Reiseländer in der Krise:Kanaren statt Kairo

Die Umbuchungswelle rollt und rollt: Von der Krise in Ägypten profitieren Urlaubsziele in Spanien und der Türkei.

Hans Gasser

Das Versprechen des tunesischen Tourismusministers klingt fast wie ein Flehen: Ausländische Gäste könnten ihren Urlaub bald wieder in "totaler Sicherheit und einer Atmosphäre absoluter Freiheit" verbringen, sagt Übergangsminister Mahdi Houas. Ihm liegt daran, nach den gewaltsamen Protesten im Januar die Urlauber so schnell wie möglich wieder in die Ferienhotels auf Djerba oder in Hammamet zurückzuholen.
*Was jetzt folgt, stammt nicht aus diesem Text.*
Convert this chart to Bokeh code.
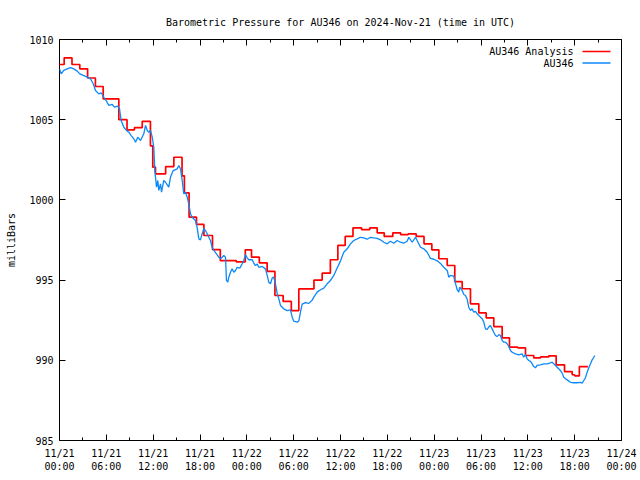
from bokeh.plotting import figure
from bokeh.models import Range1d, LinearAxis, FixedTicker, Label, Arrow
from bokeh.embed import file_html
from bokeh.resources import INLINE

FONT = "DejaVu Sans Mono"
TITLE = "Barometric Pressure for AU346 on 2024-Nov-21 (time in UTC)"

# x ticks: hours since 2024-11-21 00:00 UTC
x_ticks = [0, 6, 12, 18, 24, 30, 36, 42, 48, 54, 60, 66, 72]
x_minor = [3, 9, 15, 21, 27, 33, 39, 45, 51, 57, 63, 69]
x_tick_labels = ["11/21\n00:00", "11/21\n06:00", "11/21\n12:00", "11/21\n18:00",
                 "11/22\n00:00", "11/22\n06:00", "11/22\n12:00", "11/22\n18:00",
                 "11/23\n00:00", "11/23\n06:00", "11/23\n12:00", "11/23\n18:00",
                 "11/24\n00:00"]
y_ticks = [985, 990, 995, 1000, 1005, 1010]

# AU346 Analysis (step values, hours since 11/21 00:00)
ana_hours = [-0.4, 0.6, 1.6, 2.6, 3.6, 4.6, 5.6, 6.6, 7.6, 8.65, 9.6, 10.6, 11.65,
             11.95, 12.3, 13.6, 14.65, 15.7, 16.0, 16.6, 17.55, 18.5, 19.6, 20.6,
             21.6, 22.65, 23.8, 24.6, 25.6, 26.6, 27.6, 28.65, 29.7, 30.66, 31.6,
             32.6, 33.65, 34.7, 35.66, 36.6, 37.6, 38.7, 39.75, 40.7, 41.6, 42.7,
             43.7, 44.67, 45.7, 46.7, 47.7, 48.6, 49.67, 50.64, 51.59, 52.65, 53.72,
             54.66, 55.64, 56.71, 57.65, 58.71, 59.7, 60.76, 61.62, 62.68, 63.63,
             64.7, 65.68, 66.0, 66.6, 67.7]
ana_mb = [1008.44, 1008.86, 1008.44, 1008.17, 1007.6, 1007.07, 1006.3, 1006.3, 1005.0,
          1004.37, 1004.5, 1004.9, 1003.37, 1002.04, 1001.62, 1002.08, 1002.66, 1001.5,
          1000.44, 998.92, 998.47, 997.78, 996.9, 996.22, 996.22, 996.14, 996.89,
          996.43, 996.08, 995.54, 994.04, 993.67, 993.1, 994.45, 994.45, 995.0,
          995.43, 996.27, 997.16, 997.72, 998.26, 998.15, 998.26, 997.95, 997.72,
          997.95, 997.84, 997.88, 997.72, 997.26, 996.89, 996.33, 995.91, 994.91,
          994.46, 993.52, 992.96, 992.65, 992.1, 991.4, 990.82, 990.78, 990.3,
          990.15, 990.21, 990.28, 989.72, 989.3, 989.1, 989.03, 989.6, 989.6]

# AU346 observations
obs_hours = [0.0, 0.22, 0.55, 0.99, 1.41, 1.83, 2.27, 2.6, 3.04, 3.55, 3.97, 4.32,
             4.61, 5.03, 5.34, 5.68, 6.02, 6.32, 6.75, 7.05, 7.47, 7.69, 7.9, 8.24,
             8.58, 8.88, 9.19, 9.52, 9.74, 10.03, 10.38, 10.8, 11.02, 11.24, 11.44,
             11.66, 11.88, 12.08, 12.21, 12.43, 12.59, 12.72, 12.94, 13.07, 13.36,
             13.58, 14.0, 14.22, 14.57, 15.08, 15.28, 15.5, 15.72, 15.92, 16.14,
             16.36, 16.56, 16.78, 17.0, 17.42, 17.64, 17.85, 18.06, 18.28, 18.49,
             18.7, 18.92, 19.13, 19.34, 19.56, 19.77, 20.11, 20.41, 20.63, 20.84,
             21.05, 21.27, 21.39, 21.56, 21.69, 21.91, 22.12, 22.33, 22.55, 22.76,
             23.1, 23.41, 23.61, 23.83, 24.05, 24.25, 24.69, 24.89, 25.11, 25.33,
             25.53, 25.97, 26.39, 26.61, 26.81, 27.03, 27.25, 27.45, 27.67, 27.89,
             28.1, 28.31, 28.53, 28.73, 29.17, 29.59, 29.81, 30.02, 30.45, 30.66,
             30.87, 31.09, 31.52, 31.94, 32.37, 32.58, 33.01, 33.44, 33.86, 34.29,
             34.72, 35.14, 35.57, 36.0, 36.42, 36.86, 37.28, 37.7, 38.14, 38.56,
             38.98, 39.42, 39.84, 40.26, 40.7, 41.12, 41.55, 41.98, 42.4, 42.83,
             43.26, 43.68, 44.11, 44.54, 44.75, 45.18, 45.61, 45.82, 46.25, 46.67,
             47.1, 47.53, 47.95, 48.39, 48.81, 49.23, 49.67, 49.87, 50.09, 50.51,
             50.73, 50.95, 51.15, 51.28, 51.59, 51.8, 52.01, 52.23, 52.43, 52.65,
             52.86, 53.07, 53.29, 53.51, 53.93, 54.15, 54.36, 54.57, 54.79, 54.99,
             55.21, 55.43, 55.64, 55.85, 56.07, 56.28, 56.49, 56.71, 56.92, 57.13,
             57.35, 57.56, 57.77, 57.99, 58.41, 58.84, 59.27, 59.48, 59.7, 59.91,
             60.12, 60.34, 60.56, 60.76, 60.98, 61.19, 61.62, 62.04, 62.48, 62.9,
             63.12, 63.32, 63.54, 63.76, 64.18, 64.4, 64.6, 64.82, 65.04, 65.46,
             65.89, 66.32, 66.74, 66.96, 67.17, 67.38, 67.6, 67.81, 68.03, 68.24,
             68.45, 68.58]
obs_mb = [1008.17, 1007.86, 1008.07, 1008.17, 1008.24, 1008.17, 1008.03, 1007.86,
          1007.76, 1007.65, 1007.55, 1007.24, 1006.82, 1006.61, 1006.68, 1006.4,
          1006.15, 1005.89, 1005.95, 1005.78, 1005.84, 1005.68, 1004.95, 1004.53,
          1004.33, 1004.22, 1004.01, 1003.81, 1003.6, 1003.91, 1003.7, 1004.12,
          1004.64, 1004.33, 1004.22, 1004.33, 1003.91, 1003.29, 1001.83, 1000.79,
          1001.21, 1000.59, 1001.0, 1000.48, 1001.21, 1001.1, 1000.79, 1001.42,
          1001.83, 1001.94, 1002.14, 1001.94, 1001.21, 1000.38, 1000.48, 1000.17,
          999.76, 999.13, 998.92, 998.72, 998.26, 997.57, 997.51, 997.89, 998.2,
          998.09, 997.89, 997.67, 997.47, 997.05, 996.85, 996.64, 996.43, 996.33,
          996.43, 996.53, 996.43, 994.98, 994.87, 995.18, 995.49, 995.7, 995.49,
          995.6, 995.8, 995.75, 996.02, 996.22, 996.58, 996.39, 996.27, 996.27,
          996.06, 995.91, 996.0, 995.8, 995.85, 995.7, 995.29, 994.87, 994.77,
          995.14, 995.18, 994.77, 994.15, 993.83, 993.42, 993.31, 993.21, 993.1,
          993.15, 992.69, 992.44, 992.38, 992.45, 993.0, 993.5, 993.6, 993.55,
          993.75, 993.94, 994.25, 994.4, 994.5, 994.77, 994.98, 995.29, 995.75,
          996.2, 996.74, 996.95, 997.26, 997.47, 997.57, 997.67, 997.63, 997.55,
          997.67, 997.63, 997.6, 997.51, 997.36, 997.26, 997.42, 997.3, 997.47,
          997.36, 997.3, 997.42, 997.67, 997.36, 997.67, 997.47, 997.05, 996.95,
          996.74, 996.35, 996.3, 996.2, 996.04, 995.8, 995.6, 995.18, 995.29,
          995.25, 994.8, 994.4, 994.25, 994.56, 994.35, 994.1, 994.04, 993.8,
          993.31, 993.1, 993.21, 993.0, 993.05, 992.9, 992.69, 992.59, 992.38,
          991.96, 991.93, 992.07, 992.17, 991.96, 991.75, 991.55, 991.48, 991.6,
          991.55, 991.23, 991.13, 991.13, 991.03, 990.86, 990.61, 990.5, 990.4,
          990.34, 990.4, 990.19, 990.36, 990.09, 989.99, 989.93, 989.78, 989.61,
          989.53, 989.68, 989.72, 989.78, 989.78, 989.84, 989.88, 989.78, 989.68,
          989.57, 989.36, 989.2, 988.95, 988.85, 988.78, 988.63, 988.6, 988.6,
          988.62, 988.58, 988.74, 988.91, 989.26, 989.53, 989.78, 990.03, 990.19,
          990.3]

RED = "#ff0000"
BLUE = "#0c88f8"

p = figure(width=640, height=480, output_backend="svg", toolbar_location=None,
           x_range=Range1d(0, 72), y_range=Range1d(985, 1010), title=TITLE,
           min_border_left=59, min_border_right=19, min_border_top=39,
           min_border_bottom=40)
p.background_fill_color = "white"
p.border_fill_color = "white"
p.outline_line_color = "black"
p.outline_line_width = 1
p.grid.visible = False

p.title.text_font = FONT
p.title.text_font_size = "10px"
p.title.text_font_style = "normal"
p.title.text_color = "black"
p.title.align = "center"
p.title.standoff = 23

p.step(ana_hours, ana_mb, mode="after", line_color=RED, line_width=1.7)
p.line(obs_hours, obs_mb, line_color=BLUE, line_width=1.3)

def style(ax, labels=True):
    ax.axis_line_color = None
    ax.major_tick_in = 6
    ax.major_tick_out = 0
    ax.minor_tick_in = 3
    ax.minor_tick_out = 0
    ax.major_tick_line_color = "black"
    ax.minor_tick_line_color = "black"
    ax.major_label_text_font = FONT
    ax.major_label_text_font_size = "10px"
    ax.major_label_text_color = "black" if labels else None
    ax.major_label_standoff = 6 if labels else 0

xa = p.xaxis[0]
xa.ticker = FixedTicker(ticks=x_ticks, minor_ticks=x_minor)
xa.major_label_overrides = {t: lab for t, lab in zip(x_ticks, x_tick_labels)}
style(xa)
xa.major_label_standoff = 7

ya = p.yaxis[0]
ya.ticker = FixedTicker(ticks=y_ticks, minor_ticks=[])
style(ya)
ya.major_label_standoff = 6
ya.axis_label = "milliBars"
ya.axis_label_text_font = FONT
ya.axis_label_text_font_size = "10px"
ya.axis_label_text_font_style = "normal"
ya.axis_label_text_color = "black"
ya.axis_label_standoff = 9

top = LinearAxis(ticker=FixedTicker(ticks=x_ticks, minor_ticks=x_minor))
style(top, labels=False)
top.major_label_overrides = {t: "" for t in x_ticks}
p.add_layout(top, "above")
right = LinearAxis(ticker=FixedTicker(ticks=y_ticks, minor_ticks=[]))
style(right, labels=False)
right.major_label_overrides = {t: "" for t in y_ticks}
p.add_layout(right, "right")

# legend (gnuplot style: text then sample line)
legend_names = ["AU346 Analysis", "AU346"]
legend_colors = [RED, BLUE]
for i, (name, col) in enumerate(zip(legend_names, legend_colors)):
    yy = 389 - 11.5 * i
    p.add_layout(Label(x=514, y=yy, x_units="screen", y_units="screen", text=name,
                       text_font=FONT, text_font_size="10px", text_align="right",
                       text_baseline="middle", text_color="black"))
    p.add_layout(Arrow(x_start=523, y_start=yy, x_end=551, y_end=yy,
                       start_units="screen", end_units="screen", end=None,
                       line_color=col, line_width=1.7 if i == 0 else 1.3))

open("out.html", "w").write(file_html(p, INLINE))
Und auch in Ägypten, wo der Tourismus bislang mehr als elf Prozent der Wirtschaftsleistung ausmachte, hofft man darauf, dass Reisewarnungen zurückgenommen werden und die Reiseveranstalter wieder die Badeziele am Roten Meer anfliegen.

Zunächst einmal aber profitieren andere Länder davon, dass die großen deutschen Reiseveranstalter ihre Reisen nach Tunesien und Ägypten bis Ende Februar abgesagt haben und kostenlose Umbuchung bis Mitte März gewähren. Besonders Spanien, das durch die Wirtschaftskrise in den vergangenen drei Jahren deutliche Einbußen im Tourismus erlitt, darf sich freuen: Die großen deutschen Veranstalter leiten die verhinderten Ägypten- und Tunesienurlauber vorwiegend auf die Kanarischen Inseln um. "Das ist das wichtigste Winterreiseziel der Deutschen", sagt eine Sprecherin von Branchenführer Tui. Allein ihr Unternehmen habe 40.000 Flugtickets für deutsche Gäste von Ägypten auf die Kanarischen Inseln verschoben, weitere 10.000 Tickets gingen in die türkische Stadt Antalya.

Thomas Cook, der zweitgrößte deutsche Reiseveranstalter, leitet acht Flüge pro Woche auf die Kanarischen Inseln um. Dort rechnet man mit 300000 zusätzlichen Urlaubern in der Wintersaison. Der Großteil der Besucher will umbuchen und nicht stornieren. "Für viele Gäste spielt es keine Rolle, dass die Reisen dann teurer werden", sagt die Tui-Sprecherin, sie wollten einfach Sonne, Strand und Meer. Dennoch hat die Krise den Tui-Konzern bisher 35 Millionen Euro gekostet, Thomas Cook hat Einbußen von 20 Millionen.

Griechenland hofft auf Zuwachs bei Buchungen

Falls die angespannte Lage länger anhält, könnten aber auch andere Reiseziele davon profitieren. Griechenland etwa, das durch den Beinahe-Staatsbankrott und seine veraltete Hotellerie in den vergangenen Jahren starke Einbußen erlitt, wittert Morgenluft. "Seit den Zusammenstößen in Ägypten sehen wir ein Wachstum bei den Ankünften", sagt Andreas Andreadis vom griechischen Verband der Tourismusunternehmen. Auch in der Türkei, die in den vergangenen zwei Jahren einen regelrechten Boom erlebte, rechnet man mit zusätzlichen Gästen.

Und Mallorca, traditionell das umsatzstärkste Reiseziel der deutschen Veranstalter, erwartet in diesem Sommer einen Ansturm deutscher Touristen. Nicht nur die Ägyptenkrise, sondern auch die gute Wirtschaftslage in Deutschland würden dazu beitragen, heißt es vom Verband der balearischen Reisebüros.

Bei den Deutschen siegt die Urlaubslust

Tatsächlich spricht alles für einen Rekord-Urlaubssommer der Deutschen. Tui verzeichnet für die Sommersaison ein Umsatzplus von 18 Prozent im Vergleich zum Vorjahr. "So gute Zahlen zur Urlaubslust haben wir noch nie gemessen", sagt Ulf Sonntag von der Forschungsgemeinschaft Urlaub und Reisen, die das Reiseverhalten der Deutschen analysiert. Weniger Deutsche sähen 2011 finanzielle Hindernisse und deutlich mehr als im vergangenen Jahr wollten zusätzliche Urlaubsreisen machen, sagt Sonntag. "Die Ziele werden dabei immer austauschbarer. Vielen ist egal, ob sie in Ägypten oder auf den Kanaren am Strand liegen."